Just a presence that refused to leave.
Not that he was against it. Rose had been the one to rip him from an endless cycle in what she called the Dream Bubbles .
( "Funny, feels more like a nightmare.")
–
He was more receptive to the situation than she had thought. Rose expected the panic, the anguish of death to leave him in shell-shock. Instead, he simply asked for a cigarette and let out a puff with shaky hands.
He looked at her, past her , into the overwhelming woods that surrounded her dream mansion.
She tried to be gentle, her voice quiet as Death and Immortality and Peace were repeated to him, just as she had done to Dave’s before.
What she didn’t expect was his hands to catch the railing on either side of her, his forehead on her shoulder as he slumped.
Rose was stiff, trying to balance a defeated man while her back was against the rooftop railing. One slippered-foot stepped back, reaching up to curl her fingers through his ruffled hair and stroking it back as he sighed.
He was likely envisioning a taller woman, with years and memories that Rose would never have. He was likely thinking of where she was, just as Rose wondered where her friends were.
Rose couldn’t read his expression when he finally lifted his head, a grim apology on his lips. Just as she strained to the tips of her toes and kissed him.
Her stomach twisted with sickly satisfaction when he dropped his cigarette, froze in surprise. There was hesitation, Rose could feel him weighing out a moral and ethical dilemma in the manner of seconds.
And then he kissed her back.
For that moment, she was all he had.
–
Dane should have felt revulsion. Ageless ghost or not, he was more than twice her age. Lalonde or not, she was discreetly vulnerable.
It wasn’t obvious at first. He thought they were just nursing matching wounds. He was trying to place her in heels that were two sizes too big, and she was trying to squeeze him into a teenager’s suit.
It started to click when he began to smell the sea salt in the air.
There were small things that unnerved Rose. When he swore the inky blackness of the woods around her mansion shifted to rainbow tinged sand, Rose would be standing by the window, glaring until it vanished with a blink.
Once, when his mouth was pressed to her throat to leave another dark, dark mark on her skin, her throaty groan was swallowed by the crashing of waves. It was her nails, leaving red streaks against his back that stopped him from looking up.
It was in the way she couldn’t stop shivering in his arms; he couldn’t bring himself to ask her what it meant.
–
They were content.
Rose provided him with stability, a home that would never fluctuate no matter how many times he swore he could see that woman in the shadows. She knew how to distract his mind, to prod and push to find out about a life she could never live. He was even beginning to recreate meals, memories and moments to show her.
They went to the first premiere of his movie together, wine on her lips and pearl earrings that dropped to her slender throat.
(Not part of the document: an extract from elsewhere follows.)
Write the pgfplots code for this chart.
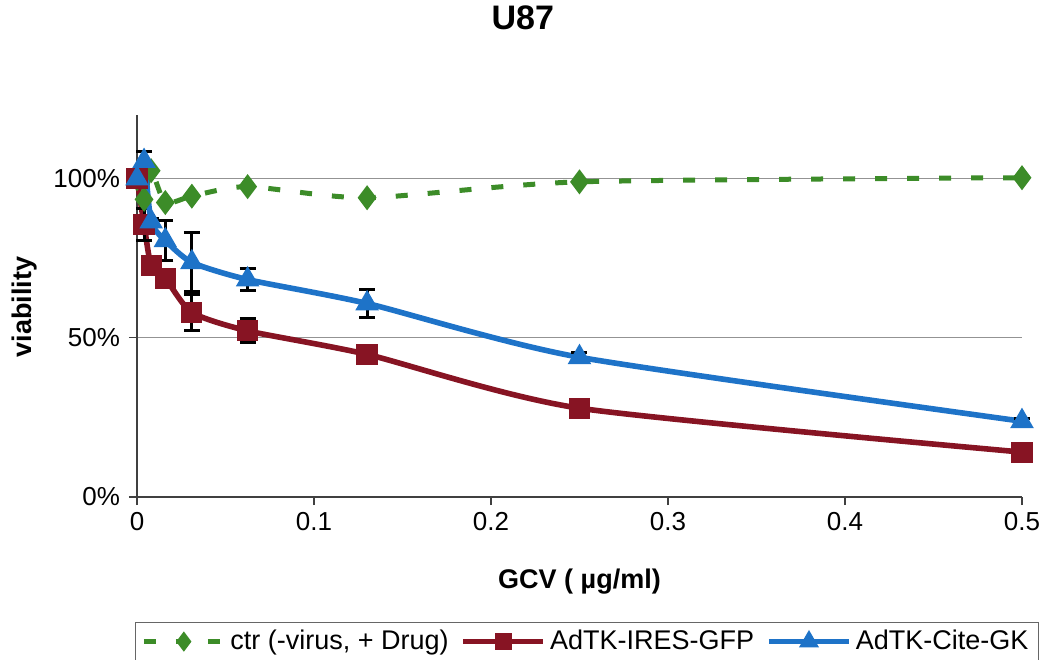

The cameras flashed, from people that were long dead and desperate to see the woman on his arm.
He bought her popcorn, bleeding with butter and sticky to their fingers as the trailers began.
It was halfway through that he asked.
Dane had thought about what he gave her. Probably company, a familiar face and a lost sheep to care for.
But when he asked her about where her Dave was, while her empty eyes were reflecting the screen in front of them, it seemed to click .
Rose didn’t reply, only staring ahead as he felt it.
The water that began to gently lap at her heels, at his polished shoes.